» **EXERCISE INSTRUCTIONS**:
Set aside the pictures and output only the lines from the one containing "Reproduce this chart with Plotly." up to and including the one containing "import plotly.graph_objects as go".

» **RECORDS FOR THE TASK**:

(begin)

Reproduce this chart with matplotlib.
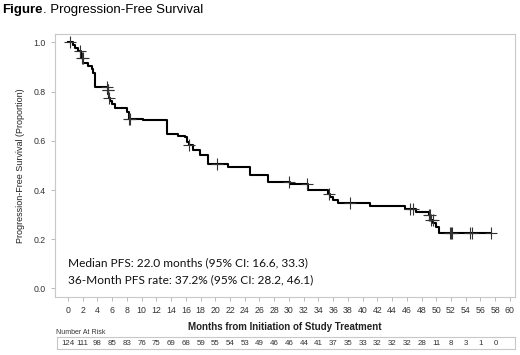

(end)
(begin)

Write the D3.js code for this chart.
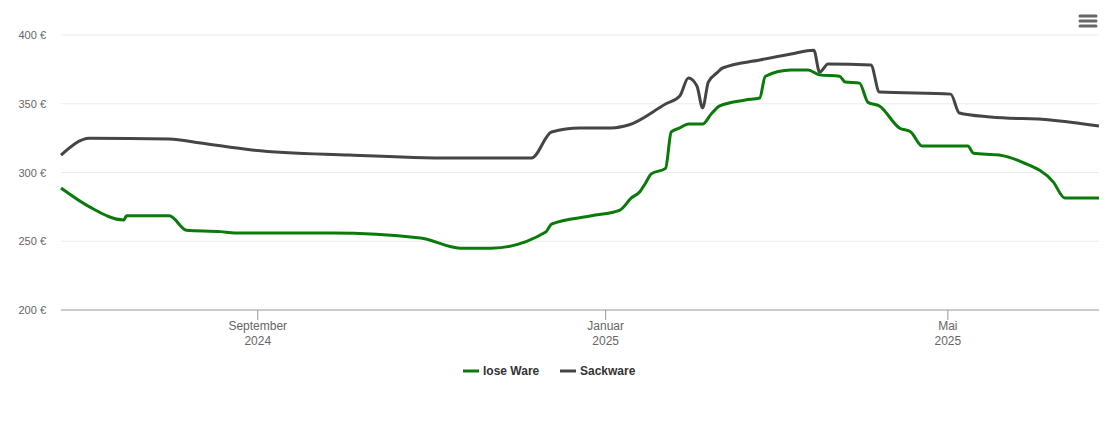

(end)
(begin)

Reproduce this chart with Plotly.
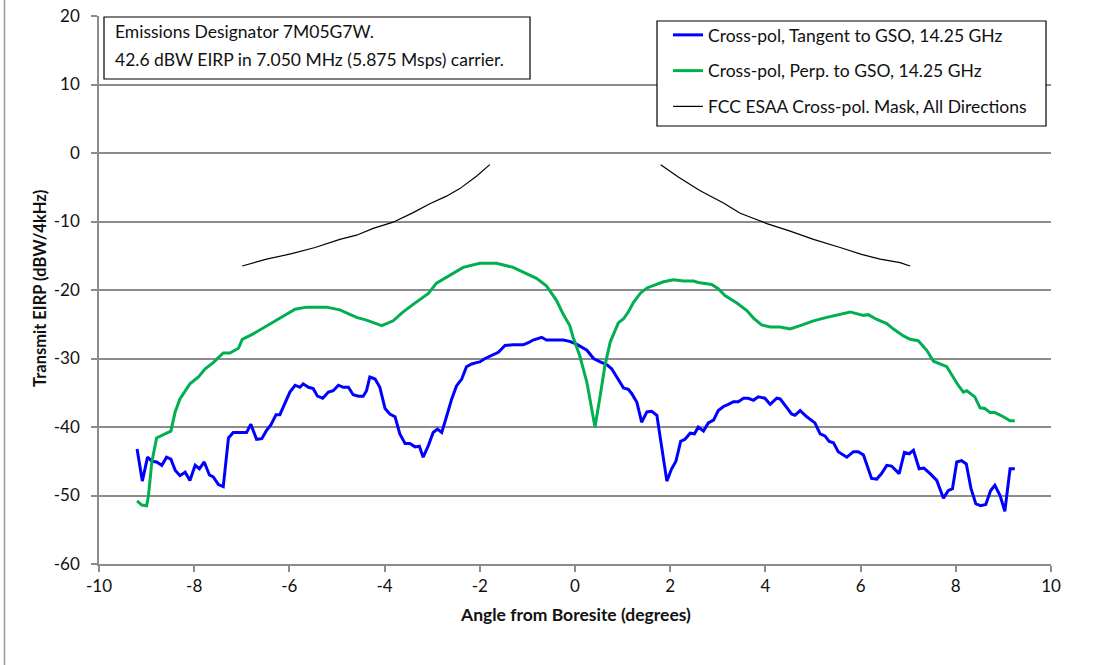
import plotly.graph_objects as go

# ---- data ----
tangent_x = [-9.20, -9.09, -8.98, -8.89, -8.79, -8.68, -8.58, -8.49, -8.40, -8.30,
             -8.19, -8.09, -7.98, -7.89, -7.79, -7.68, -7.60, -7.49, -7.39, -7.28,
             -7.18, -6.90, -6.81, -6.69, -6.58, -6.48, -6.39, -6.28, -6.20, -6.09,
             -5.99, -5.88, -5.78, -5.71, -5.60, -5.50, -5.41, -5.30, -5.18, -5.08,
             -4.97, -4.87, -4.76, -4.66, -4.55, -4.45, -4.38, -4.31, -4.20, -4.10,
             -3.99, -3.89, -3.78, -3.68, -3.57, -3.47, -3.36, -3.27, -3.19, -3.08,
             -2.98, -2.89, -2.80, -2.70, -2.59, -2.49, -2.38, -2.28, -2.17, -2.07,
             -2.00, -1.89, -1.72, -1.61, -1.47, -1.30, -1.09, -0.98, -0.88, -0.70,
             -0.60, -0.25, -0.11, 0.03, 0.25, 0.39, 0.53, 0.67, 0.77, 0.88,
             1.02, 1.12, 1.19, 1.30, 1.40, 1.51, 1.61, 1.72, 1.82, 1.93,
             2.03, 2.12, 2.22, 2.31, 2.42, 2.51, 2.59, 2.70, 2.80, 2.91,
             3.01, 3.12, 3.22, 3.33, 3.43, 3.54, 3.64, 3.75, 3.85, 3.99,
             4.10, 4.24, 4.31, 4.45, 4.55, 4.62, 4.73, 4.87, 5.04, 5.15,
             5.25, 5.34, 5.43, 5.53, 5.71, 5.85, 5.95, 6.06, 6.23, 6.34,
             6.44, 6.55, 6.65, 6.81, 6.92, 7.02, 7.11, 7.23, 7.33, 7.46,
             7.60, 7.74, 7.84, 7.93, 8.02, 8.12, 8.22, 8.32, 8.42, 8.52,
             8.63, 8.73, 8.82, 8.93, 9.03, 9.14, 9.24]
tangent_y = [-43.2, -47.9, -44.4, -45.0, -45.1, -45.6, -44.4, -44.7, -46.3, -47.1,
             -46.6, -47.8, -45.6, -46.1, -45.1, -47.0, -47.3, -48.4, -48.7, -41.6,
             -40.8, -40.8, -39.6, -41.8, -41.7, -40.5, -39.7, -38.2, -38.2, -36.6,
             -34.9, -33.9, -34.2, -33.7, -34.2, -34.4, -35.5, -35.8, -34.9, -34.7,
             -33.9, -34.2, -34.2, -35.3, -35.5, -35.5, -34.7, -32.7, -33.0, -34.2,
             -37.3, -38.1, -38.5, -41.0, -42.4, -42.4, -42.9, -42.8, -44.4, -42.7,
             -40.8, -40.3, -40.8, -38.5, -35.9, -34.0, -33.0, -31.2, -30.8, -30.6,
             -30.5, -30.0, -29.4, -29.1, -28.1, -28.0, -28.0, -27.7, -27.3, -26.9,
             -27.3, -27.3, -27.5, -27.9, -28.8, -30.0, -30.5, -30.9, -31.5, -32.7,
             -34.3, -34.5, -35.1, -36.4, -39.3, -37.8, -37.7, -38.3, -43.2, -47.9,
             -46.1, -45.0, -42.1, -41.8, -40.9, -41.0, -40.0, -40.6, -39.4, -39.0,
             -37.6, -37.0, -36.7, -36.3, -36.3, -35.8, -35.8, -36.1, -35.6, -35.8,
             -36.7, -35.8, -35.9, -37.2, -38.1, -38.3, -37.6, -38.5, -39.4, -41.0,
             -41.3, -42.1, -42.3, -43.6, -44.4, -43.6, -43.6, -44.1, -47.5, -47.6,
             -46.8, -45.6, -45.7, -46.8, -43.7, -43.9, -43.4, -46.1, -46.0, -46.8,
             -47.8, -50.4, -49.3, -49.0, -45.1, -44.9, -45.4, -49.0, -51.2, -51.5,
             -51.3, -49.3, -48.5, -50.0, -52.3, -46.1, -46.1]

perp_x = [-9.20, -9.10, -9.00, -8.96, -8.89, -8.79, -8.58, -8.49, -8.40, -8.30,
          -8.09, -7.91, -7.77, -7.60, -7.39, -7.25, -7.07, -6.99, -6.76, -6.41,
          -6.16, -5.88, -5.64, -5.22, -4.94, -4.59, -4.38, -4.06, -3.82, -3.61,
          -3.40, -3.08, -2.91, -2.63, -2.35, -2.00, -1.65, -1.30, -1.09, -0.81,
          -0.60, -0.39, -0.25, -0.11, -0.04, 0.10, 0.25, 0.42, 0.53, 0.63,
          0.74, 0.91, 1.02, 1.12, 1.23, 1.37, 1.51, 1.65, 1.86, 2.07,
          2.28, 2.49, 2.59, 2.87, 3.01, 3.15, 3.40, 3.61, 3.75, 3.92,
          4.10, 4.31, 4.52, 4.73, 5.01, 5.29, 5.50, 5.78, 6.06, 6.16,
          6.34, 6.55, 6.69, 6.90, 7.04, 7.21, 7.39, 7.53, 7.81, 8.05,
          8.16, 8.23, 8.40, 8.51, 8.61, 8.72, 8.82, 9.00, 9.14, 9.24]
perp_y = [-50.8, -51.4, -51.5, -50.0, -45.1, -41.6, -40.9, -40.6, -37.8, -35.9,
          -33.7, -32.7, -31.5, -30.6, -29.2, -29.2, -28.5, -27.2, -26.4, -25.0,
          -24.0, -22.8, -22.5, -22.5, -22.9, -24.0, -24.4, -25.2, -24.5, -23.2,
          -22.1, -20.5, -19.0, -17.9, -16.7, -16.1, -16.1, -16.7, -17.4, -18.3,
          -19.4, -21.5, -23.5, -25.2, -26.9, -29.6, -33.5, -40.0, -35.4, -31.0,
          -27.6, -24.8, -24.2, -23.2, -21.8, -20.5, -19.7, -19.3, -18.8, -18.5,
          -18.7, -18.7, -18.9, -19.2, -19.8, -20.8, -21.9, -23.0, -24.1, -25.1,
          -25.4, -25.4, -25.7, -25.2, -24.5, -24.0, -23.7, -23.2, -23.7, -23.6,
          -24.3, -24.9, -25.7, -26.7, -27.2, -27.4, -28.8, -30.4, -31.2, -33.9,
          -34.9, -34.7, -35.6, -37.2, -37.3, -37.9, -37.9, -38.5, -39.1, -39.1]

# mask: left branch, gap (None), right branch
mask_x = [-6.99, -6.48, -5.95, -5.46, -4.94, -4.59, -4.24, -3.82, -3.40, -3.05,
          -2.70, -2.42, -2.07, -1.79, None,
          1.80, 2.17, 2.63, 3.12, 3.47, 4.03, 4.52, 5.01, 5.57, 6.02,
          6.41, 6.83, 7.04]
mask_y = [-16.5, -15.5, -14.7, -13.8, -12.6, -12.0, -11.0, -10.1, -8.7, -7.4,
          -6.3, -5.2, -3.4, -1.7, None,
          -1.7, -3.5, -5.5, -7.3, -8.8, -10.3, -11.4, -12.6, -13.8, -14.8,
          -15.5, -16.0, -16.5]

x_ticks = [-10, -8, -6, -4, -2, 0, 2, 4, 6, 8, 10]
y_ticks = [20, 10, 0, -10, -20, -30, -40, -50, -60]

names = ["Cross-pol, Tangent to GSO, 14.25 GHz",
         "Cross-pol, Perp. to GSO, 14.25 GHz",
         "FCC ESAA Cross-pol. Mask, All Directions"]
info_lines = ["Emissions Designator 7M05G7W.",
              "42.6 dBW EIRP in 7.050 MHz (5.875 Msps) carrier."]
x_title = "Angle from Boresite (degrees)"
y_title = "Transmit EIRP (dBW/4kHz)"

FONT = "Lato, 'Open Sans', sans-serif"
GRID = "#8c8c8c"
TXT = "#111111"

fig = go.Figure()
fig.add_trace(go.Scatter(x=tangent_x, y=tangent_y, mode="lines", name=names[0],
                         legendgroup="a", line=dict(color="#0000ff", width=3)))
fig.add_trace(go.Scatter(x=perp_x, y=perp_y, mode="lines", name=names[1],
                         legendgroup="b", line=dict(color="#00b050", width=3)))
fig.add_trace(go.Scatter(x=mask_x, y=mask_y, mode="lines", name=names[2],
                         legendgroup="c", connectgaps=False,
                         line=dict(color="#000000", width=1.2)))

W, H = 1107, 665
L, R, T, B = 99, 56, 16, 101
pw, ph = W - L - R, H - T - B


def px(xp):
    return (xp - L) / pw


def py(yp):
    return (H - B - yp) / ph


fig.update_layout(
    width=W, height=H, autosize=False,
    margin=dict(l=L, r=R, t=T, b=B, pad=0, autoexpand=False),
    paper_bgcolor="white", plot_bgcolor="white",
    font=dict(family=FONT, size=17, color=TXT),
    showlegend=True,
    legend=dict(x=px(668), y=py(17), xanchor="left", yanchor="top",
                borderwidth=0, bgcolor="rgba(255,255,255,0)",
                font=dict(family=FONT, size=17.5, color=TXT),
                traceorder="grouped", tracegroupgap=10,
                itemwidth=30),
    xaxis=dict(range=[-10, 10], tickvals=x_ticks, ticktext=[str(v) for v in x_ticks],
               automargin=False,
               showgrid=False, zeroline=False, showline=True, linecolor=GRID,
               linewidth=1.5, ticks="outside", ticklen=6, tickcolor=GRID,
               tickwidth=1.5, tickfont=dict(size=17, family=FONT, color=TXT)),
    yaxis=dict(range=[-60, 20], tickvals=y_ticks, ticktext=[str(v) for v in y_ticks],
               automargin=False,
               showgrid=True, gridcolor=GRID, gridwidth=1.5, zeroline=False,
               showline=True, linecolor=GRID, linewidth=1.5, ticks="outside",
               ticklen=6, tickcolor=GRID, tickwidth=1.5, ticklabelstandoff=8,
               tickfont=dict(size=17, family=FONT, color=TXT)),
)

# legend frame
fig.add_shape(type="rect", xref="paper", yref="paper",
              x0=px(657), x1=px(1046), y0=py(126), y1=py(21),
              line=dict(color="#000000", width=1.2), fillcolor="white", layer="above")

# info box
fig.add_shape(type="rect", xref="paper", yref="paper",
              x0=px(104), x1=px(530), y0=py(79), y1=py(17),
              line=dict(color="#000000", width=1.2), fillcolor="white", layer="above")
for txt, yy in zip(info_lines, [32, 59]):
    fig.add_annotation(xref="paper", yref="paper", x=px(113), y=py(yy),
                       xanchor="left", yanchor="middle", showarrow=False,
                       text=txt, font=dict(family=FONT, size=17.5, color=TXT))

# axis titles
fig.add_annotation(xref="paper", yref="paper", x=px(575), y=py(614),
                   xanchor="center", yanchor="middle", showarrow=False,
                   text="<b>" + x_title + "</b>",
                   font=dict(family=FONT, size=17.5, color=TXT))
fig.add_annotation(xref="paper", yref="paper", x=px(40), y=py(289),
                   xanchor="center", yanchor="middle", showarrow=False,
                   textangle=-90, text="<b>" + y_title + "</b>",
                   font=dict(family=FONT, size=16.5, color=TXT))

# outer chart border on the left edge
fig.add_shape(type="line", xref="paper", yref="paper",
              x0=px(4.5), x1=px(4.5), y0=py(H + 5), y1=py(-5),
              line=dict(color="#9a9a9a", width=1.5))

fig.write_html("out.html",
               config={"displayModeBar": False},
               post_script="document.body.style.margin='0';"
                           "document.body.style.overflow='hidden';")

(end)

» **FULL ANSWER**:
Reproduce this chart with Plotly.
import plotly.graph_objects as go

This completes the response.